## begin DATA LISTING
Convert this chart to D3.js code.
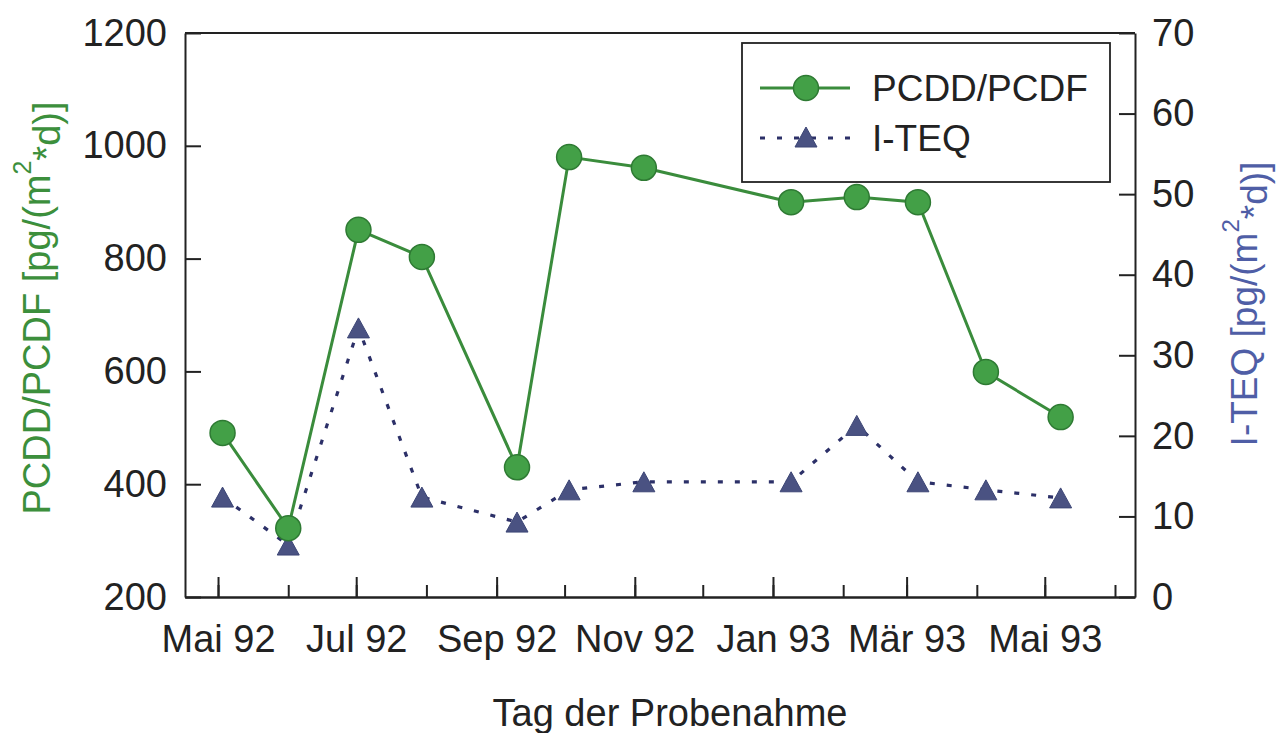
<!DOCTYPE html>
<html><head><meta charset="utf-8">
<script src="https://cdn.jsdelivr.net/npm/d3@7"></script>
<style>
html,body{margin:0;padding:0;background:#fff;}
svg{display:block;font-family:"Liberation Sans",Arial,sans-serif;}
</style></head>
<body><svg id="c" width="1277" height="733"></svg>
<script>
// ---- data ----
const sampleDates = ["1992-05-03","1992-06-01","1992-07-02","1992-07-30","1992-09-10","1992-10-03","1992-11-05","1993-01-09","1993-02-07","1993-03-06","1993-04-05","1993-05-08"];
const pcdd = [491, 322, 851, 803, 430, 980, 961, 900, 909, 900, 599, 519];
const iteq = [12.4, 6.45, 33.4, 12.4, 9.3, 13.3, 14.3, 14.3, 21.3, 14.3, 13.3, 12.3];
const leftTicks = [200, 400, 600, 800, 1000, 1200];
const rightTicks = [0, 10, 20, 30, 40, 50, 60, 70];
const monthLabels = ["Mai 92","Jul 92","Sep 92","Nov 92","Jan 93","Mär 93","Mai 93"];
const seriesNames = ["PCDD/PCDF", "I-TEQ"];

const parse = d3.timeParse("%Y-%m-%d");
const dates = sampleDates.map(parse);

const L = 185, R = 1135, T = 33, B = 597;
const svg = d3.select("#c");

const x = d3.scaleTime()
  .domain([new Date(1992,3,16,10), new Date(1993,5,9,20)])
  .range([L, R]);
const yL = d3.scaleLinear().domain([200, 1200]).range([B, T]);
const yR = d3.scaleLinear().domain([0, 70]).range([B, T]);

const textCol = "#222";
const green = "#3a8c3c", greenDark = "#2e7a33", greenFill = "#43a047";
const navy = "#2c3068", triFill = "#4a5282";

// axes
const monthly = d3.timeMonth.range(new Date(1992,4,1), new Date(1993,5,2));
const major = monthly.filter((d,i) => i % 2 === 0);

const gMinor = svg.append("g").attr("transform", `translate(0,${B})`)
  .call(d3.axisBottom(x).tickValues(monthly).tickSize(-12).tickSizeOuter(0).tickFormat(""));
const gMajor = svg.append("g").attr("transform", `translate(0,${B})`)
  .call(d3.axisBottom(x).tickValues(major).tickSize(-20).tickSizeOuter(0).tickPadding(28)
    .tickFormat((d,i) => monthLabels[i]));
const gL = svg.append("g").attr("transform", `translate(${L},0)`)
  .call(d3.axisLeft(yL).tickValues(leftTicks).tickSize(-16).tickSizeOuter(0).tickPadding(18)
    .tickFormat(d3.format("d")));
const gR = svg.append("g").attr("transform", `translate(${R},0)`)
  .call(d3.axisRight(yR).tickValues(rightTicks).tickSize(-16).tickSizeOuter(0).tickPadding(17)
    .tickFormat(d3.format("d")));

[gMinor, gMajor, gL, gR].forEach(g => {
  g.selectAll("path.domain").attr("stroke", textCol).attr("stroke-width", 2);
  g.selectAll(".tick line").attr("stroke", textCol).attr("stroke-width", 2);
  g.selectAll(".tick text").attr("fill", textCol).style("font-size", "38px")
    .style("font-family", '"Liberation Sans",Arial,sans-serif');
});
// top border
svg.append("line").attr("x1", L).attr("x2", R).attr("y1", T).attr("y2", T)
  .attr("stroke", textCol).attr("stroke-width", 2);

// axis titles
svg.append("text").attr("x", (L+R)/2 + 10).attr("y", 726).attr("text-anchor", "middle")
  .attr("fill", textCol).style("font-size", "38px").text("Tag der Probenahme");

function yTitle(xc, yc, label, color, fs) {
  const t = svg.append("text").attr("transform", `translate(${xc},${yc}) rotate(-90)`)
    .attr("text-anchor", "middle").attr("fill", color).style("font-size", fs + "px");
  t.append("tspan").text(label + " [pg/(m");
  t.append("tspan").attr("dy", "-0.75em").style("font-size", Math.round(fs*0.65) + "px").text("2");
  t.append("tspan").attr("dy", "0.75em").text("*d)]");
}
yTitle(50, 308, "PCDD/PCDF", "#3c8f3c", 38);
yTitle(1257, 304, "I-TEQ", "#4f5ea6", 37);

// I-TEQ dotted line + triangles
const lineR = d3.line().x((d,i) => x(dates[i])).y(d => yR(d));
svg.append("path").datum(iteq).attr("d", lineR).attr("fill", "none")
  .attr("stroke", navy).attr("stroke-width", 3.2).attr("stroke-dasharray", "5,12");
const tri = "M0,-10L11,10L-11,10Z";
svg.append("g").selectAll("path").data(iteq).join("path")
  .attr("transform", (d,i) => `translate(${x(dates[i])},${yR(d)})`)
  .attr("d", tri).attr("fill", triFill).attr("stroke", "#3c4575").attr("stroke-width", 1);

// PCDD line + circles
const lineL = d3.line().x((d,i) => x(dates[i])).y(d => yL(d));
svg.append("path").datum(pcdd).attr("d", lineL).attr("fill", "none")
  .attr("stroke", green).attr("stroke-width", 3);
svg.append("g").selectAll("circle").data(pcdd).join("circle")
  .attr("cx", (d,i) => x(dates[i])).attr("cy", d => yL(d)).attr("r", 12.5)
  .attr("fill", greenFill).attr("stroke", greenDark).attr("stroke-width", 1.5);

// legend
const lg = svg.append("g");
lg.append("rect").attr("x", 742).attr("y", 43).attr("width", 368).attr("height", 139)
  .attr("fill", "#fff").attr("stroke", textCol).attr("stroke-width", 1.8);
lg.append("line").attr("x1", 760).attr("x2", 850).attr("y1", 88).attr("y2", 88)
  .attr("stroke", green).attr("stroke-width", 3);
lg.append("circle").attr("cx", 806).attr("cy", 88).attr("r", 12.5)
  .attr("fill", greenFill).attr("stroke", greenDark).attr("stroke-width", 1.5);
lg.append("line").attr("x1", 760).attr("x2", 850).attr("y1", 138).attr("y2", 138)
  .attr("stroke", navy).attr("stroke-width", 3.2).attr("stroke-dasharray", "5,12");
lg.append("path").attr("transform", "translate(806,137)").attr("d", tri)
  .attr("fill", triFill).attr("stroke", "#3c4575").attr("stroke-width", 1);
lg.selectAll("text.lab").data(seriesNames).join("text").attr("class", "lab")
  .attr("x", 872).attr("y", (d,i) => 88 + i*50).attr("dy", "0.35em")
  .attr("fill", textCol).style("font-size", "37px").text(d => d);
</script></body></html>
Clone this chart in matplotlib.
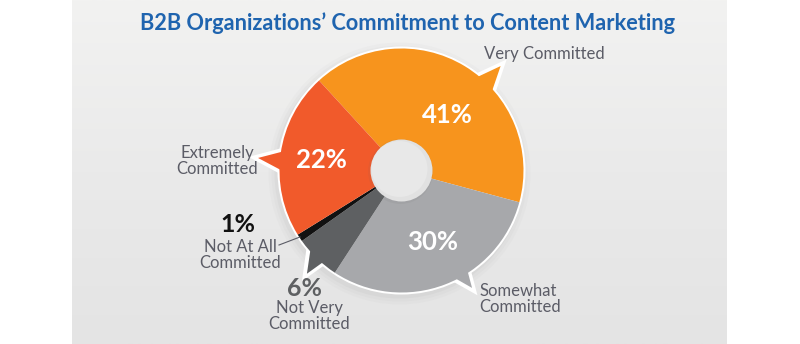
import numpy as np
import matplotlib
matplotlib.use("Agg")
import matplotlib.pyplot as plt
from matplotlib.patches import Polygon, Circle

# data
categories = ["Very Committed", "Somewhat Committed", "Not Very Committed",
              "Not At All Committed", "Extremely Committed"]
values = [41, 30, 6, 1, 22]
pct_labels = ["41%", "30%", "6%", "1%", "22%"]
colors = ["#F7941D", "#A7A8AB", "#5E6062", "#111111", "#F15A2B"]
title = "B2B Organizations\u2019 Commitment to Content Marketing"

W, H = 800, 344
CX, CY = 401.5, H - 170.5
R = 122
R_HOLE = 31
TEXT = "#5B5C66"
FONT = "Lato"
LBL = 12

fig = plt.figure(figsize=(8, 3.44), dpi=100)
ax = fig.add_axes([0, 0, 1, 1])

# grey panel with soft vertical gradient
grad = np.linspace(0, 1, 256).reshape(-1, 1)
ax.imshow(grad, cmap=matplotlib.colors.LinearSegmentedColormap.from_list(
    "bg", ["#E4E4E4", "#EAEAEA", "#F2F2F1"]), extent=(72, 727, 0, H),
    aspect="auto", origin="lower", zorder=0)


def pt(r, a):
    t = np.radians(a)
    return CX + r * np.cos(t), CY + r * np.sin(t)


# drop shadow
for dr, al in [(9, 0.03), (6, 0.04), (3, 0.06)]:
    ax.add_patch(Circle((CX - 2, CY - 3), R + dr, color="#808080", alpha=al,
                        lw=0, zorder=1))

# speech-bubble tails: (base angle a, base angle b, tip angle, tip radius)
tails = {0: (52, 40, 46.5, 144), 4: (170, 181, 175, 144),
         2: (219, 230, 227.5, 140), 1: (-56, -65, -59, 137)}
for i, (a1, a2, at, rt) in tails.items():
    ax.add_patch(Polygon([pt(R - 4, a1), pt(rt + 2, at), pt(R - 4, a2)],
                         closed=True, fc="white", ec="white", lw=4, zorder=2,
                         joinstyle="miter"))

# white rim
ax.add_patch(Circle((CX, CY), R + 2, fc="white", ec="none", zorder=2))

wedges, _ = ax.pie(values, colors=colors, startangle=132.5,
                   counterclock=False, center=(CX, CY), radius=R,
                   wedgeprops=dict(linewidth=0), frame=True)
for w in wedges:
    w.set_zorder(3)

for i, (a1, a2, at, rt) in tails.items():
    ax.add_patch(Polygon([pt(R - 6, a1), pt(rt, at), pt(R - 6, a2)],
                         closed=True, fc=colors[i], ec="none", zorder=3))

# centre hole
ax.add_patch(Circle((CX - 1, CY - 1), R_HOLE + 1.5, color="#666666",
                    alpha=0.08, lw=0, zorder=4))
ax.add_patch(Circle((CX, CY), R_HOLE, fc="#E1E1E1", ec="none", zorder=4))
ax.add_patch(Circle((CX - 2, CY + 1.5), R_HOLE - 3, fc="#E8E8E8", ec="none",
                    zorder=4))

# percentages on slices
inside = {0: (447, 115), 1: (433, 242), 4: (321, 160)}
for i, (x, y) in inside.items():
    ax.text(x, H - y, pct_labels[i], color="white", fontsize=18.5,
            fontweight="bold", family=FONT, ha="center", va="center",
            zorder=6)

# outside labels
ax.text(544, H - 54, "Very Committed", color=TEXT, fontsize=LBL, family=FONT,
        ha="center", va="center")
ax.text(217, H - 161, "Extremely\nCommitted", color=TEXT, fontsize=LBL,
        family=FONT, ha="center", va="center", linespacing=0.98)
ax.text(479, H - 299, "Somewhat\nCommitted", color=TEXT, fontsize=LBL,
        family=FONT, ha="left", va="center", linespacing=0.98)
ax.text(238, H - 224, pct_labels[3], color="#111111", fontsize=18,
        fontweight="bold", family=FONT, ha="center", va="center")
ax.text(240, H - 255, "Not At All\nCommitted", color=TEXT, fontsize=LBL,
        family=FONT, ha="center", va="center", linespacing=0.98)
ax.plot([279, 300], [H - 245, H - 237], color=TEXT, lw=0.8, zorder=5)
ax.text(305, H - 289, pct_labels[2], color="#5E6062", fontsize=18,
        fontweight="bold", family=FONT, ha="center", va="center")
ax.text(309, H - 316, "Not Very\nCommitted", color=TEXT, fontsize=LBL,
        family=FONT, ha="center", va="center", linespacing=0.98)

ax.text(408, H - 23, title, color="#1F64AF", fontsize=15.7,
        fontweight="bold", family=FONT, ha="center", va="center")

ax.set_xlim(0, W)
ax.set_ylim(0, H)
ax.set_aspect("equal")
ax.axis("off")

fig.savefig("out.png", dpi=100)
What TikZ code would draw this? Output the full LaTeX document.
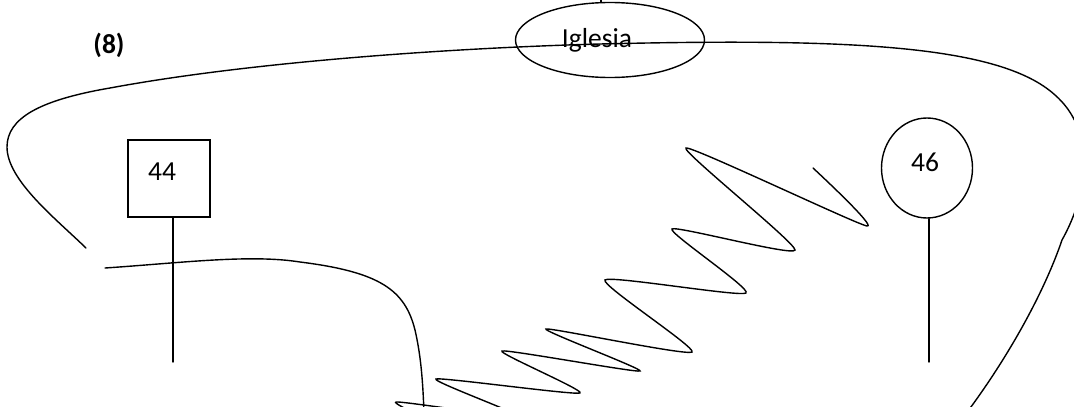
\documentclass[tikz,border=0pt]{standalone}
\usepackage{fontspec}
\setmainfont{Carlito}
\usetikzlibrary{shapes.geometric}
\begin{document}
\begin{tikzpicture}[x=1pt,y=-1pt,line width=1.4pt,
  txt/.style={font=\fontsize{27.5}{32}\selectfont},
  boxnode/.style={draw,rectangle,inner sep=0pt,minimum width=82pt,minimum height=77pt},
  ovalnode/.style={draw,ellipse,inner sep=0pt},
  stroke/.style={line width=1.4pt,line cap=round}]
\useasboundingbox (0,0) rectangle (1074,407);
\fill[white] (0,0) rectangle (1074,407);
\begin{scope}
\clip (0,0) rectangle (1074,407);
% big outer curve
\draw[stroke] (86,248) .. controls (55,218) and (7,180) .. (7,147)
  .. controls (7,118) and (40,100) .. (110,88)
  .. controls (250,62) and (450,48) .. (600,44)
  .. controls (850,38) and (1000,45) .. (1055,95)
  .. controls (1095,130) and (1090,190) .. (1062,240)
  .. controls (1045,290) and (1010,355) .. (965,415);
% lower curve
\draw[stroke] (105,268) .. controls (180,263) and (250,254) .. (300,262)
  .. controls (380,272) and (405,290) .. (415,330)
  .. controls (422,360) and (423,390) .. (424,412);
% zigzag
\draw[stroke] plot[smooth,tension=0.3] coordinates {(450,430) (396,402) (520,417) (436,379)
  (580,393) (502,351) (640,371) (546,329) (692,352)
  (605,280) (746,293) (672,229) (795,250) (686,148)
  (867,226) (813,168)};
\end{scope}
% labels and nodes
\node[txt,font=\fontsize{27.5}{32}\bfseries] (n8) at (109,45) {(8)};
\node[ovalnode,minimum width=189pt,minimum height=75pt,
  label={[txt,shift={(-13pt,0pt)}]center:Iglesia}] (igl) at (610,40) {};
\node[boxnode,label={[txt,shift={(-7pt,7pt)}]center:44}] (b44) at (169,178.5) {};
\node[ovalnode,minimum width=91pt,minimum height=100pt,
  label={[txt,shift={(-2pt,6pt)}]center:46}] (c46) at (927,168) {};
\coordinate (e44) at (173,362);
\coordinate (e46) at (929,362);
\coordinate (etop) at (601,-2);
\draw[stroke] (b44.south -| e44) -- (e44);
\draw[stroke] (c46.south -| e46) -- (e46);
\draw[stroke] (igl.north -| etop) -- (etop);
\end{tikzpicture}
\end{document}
## end DATA LISTING
▶ **WHAT YOU WILL DO**
Search the data for "this" and list every line in which it occurs.

▶ **REPLY**
Convert this chart to D3.js code.
Clone this chart in matplotlib.
What TikZ code would draw this? Output the full LaTeX document.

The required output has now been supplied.